March 25, 2004 -- Technicians setting the pace: Many Heidelberg machines are already in place in the Dusseldorf exhibition halls.
Logistics have been planned down to the smallest detail and technicians have been given precise instructions. It is now only approximately six weeks till the start of drupa 2004 (May 6 to 19) and preparations for the world's largest show of innovation in the printing and paper industry are now up to full speed. The first exhibitors have already started to construct their booths at the Dusseldorf exhibition center. However, despite the large numbers of forklifts, cranes and trucks present, all is calm.
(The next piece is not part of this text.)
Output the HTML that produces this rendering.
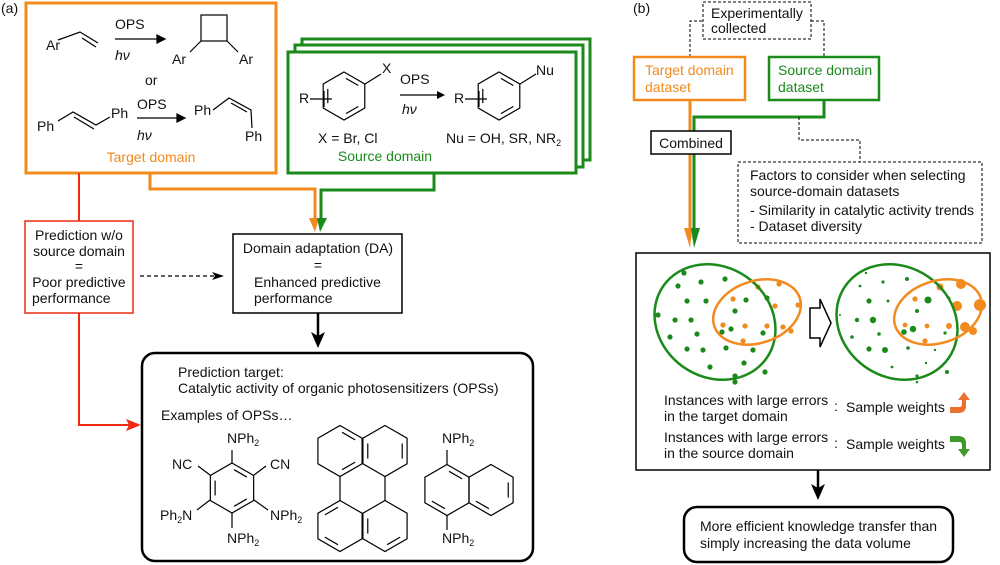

This is particularly evident in exhibition halls 1 and 2 where Heidelberger Druckmaschinen AG (Heidelberg) will be welcoming visitors. The market leader will be exhibiting a total of 50 machines in an area of approximately 7,800 m2. Given the impressive size of the machines – some are more than 30 meters long – precise timing, intuition and considerable lifting power are called for.
Franz Haaf is the main person in charge. The technical manager of Heidelberg's trade show presence has been in Dusseldorf since the beginning of March and is ready to respond to any potential surprise: "We have planned the set up stage in precise detail but thanks to the excellent and fast work of our technicians, we are gaining a bit of breathing space every day. This means that we can take any late deliveries or crane breakdowns in our stride."
However, Haaf's team has yet to encounter any serious incidents, not even over the last few days when the Speedmaster SM 102-10-P6 sheetfed offset press with CutStar, weighing in at 100 tons and 22 meters long, was delivered. Heidelberg used six trucks to transport the press, which was dismantled over a period of two weeks in Wiesloch, the world's largest printing press production and assembly plant. Assembling the Speedmaster will also take around two weeks before the first pages can be printed. The special feature of the Speedmaster in its drupa specification is the CutStar, which weighs eight tons. The Cutstar
enables users to process reel stock instead of expensive sheeted paper while also maximizing productivity. The intention is for the Speedmaster to print a range of high-gloss brochures for German automotive manufacturers during the trade show.
However, in addition to building the machines, the Heidelberg staff in Dusseldorf first have to construct the booths from more than 320 tons of wood, steel, fastening materials and paint, not to mention 2,500 spotlights. Over 40 machines still have to be assembled in the weeks ahead. These include several new developments: "We are all proud of these machines, not least our Speedmaster, because they once again underline our leadership in terms of innovation", says Haaf. There are several machines which are already under wraps – but Haaf refuses to give away what is hidden under the tarpaulins. He prefers to look to the future: "We are well within schedule. In fact, we currently have a cushion of about half a day and we are sure it will be plain sailing right through to the traditional technicians' party." This party celebrates the moment when the machines are put into operation but Haaf's team still have several tons of material to deal with before they can start popping the champagne corks!